Cate Blanchett dopo aver ritirato l'Oscar
Ben inserita, con una performance molto vivace, la londinese Sally Hawkins (ottima protagonista nel ‘sociale’ We Want Sex, 2010) la sorella, specchio dell’opposto esistenziale del personaggio principale. In questa vicenda gli uomini, per lo più, sono imbroglioni o ignoranti o grezzi o aggressivi, al contrario dei personaggi femminili, scossi con sofferenza dall’incostanza dei loro sentimenti.

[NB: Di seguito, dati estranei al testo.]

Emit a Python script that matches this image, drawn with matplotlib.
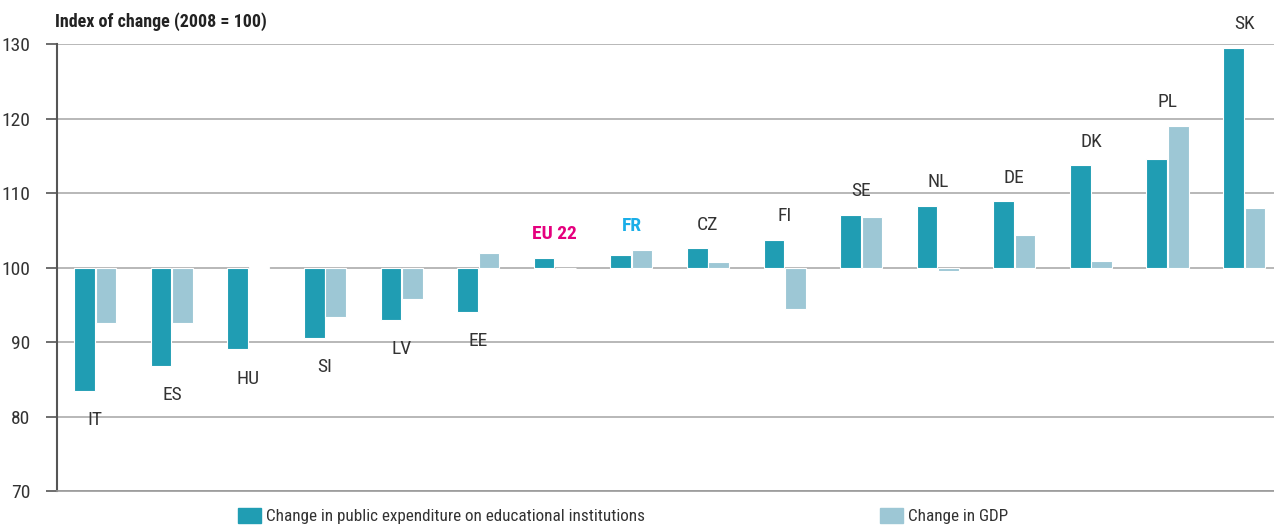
import matplotlib.pyplot as plt
from matplotlib.patches import Patch

countries = ['IT', 'ES', 'HU', 'SI', 'LV', 'EE', 'EU 22', 'FR', 'CZ', 'FI',
             'SE', 'NL', 'DE', 'DK', 'PL', 'SK']
expenditure = [83.4, 86.8, 89.0, 90.6, 93.0, 94.0, 101.3, 101.7, 102.6, 103.7,
               107.1, 108.3, 108.9, 113.7, 114.5, 129.5]
gdp = [92.5, 92.5, 100.1, 93.4, 95.8, 102.0, 99.9, 102.4, 100.7, 94.4,
       106.8, 99.6, 104.4, 100.9, 119.0, 108.0]
y_ticks = [70, 80, 90, 100, 110, 120, 130]

dark = '#209db3'
light = '#9dc7d5'
label_colors = {'EU 22': '#e5007e', 'FR': '#1aaee8'}
plt.rcParams['font.family'] = ['Roboto Condensed', 'Archivo Narrow',
                               'Barlow Semi Condensed', 'DejaVu Sans']

fig = plt.figure(figsize=(12.74, 5.26), dpi=100)
ax = fig.add_axes([0.0447, 0.0665, 0.9553, 0.8498])

x = list(range(len(countries)))
w = 0.27
ax.bar([i - 0.14 for i in x], [v - 100 for v in expenditure], w, bottom=100,
       color=dark, edgecolor='white', linewidth=0.8, zorder=3)
ax.bar([i + 0.14 for i in x], [v - 100 for v in gdp], w, bottom=100,
       color=light, edgecolor='white', linewidth=0.8, zorder=3)

for i, (c, e, g) in enumerate(zip(countries, expenditure, gdp)):
    col = label_colors.get(c, '#333333')
    weight = 'bold' if c in label_colors else 'normal'
    if e >= 100:
        y, dy = max(e, g), 17
    else:
        y, dy = min(e, g), -21
    ax.annotate(c, (i, y), xytext=(0, dy), textcoords='offset points',
                ha='center', va='center', fontsize=14, color=col,
                fontweight=weight)

ax.set_xlim(-0.5, 15.39)
ax.set_ylim(70, 130)
ax.set_yticks(y_ticks)
ax.set_xticks([])
ax.yaxis.grid(True, color='#ababab', linewidth=1.2)
ax.set_axisbelow(True)
ax.tick_params(axis='y', length=8, width=1.2, color='#555555', pad=11,
               labelsize=14, labelcolor='#333333')
for s in ['top', 'right']:
    ax.spines[s].set_visible(False)
ax.spines['left'].set_color('#555555')
ax.spines['left'].set_linewidth(1.5)
ax.spines['bottom'].set_color('#999999')
ax.spines['bottom'].set_linewidth(1.2)

fig.text(0.043, 0.958, 'Index of change (2008 = 100)', fontsize=13,
         fontweight='bold', color='#222222', va='center', ha='left')

fig.legend(handles=[Patch(color=dark, label='Change in public expenditure on educational institutions')],
           loc='center left', bbox_to_anchor=(0.175, 0.019), frameon=False,
           fontsize=12.3, handlelength=1.3, handleheight=1.0, handletextpad=0.3,
           labelcolor='#333333')
fig.legend(handles=[Patch(color=light, label='Change in GDP')],
           loc='center left', bbox_to_anchor=(0.679, 0.019), frameon=False,
           fontsize=12.3, handlelength=1.3, handleheight=1.0, handletextpad=0.3,
           labelcolor='#333333')

fig.savefig('out.png', dpi=100)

Ottima l'interpretazione di Sally Hawkins
Impeccabile il montaggio di Alisa Lepselter e piacevolmente tipiche delle opere di Allen le musiche di Christopher Lennertz. I frequenti flash back sono ben inseriti nel flusso del racconto filmico e permettono allo spettatore di seguire la concatenazione d’immagini senza mai essere confuso e senza perdere la concentrazione. Un film semplice, nonostante sia opera di un regista da molti (a mio parere ingiustamente) considerato complicato e dalle indagini psicologiche insistite e ingarbugliate. Stavolta Allen sceglie un percorso narrativo più lineare in una commedia amara – a tratti tragica – e l’immedesimazione con la tormentata protagonista è di altissimo livello. Pur nel suo addirittura grottesco, quasi caricaturale ostinarsi nello sforzo di riacciuffare un passato ormai dileguatosi, non è mai antipatica. Stavolta non sono più i ricchi intellettuali più che benestanti di Manhattan a farla da padroni, ma un ex privilegiata che deve scontrarsi con uno fra i peggiori guai (malattie incurabili e lutti improvvisi esclusi) che possono frapporsi nella vita di una persona: aver avuto i soldi e averli persi. Da non perdere e da gustare.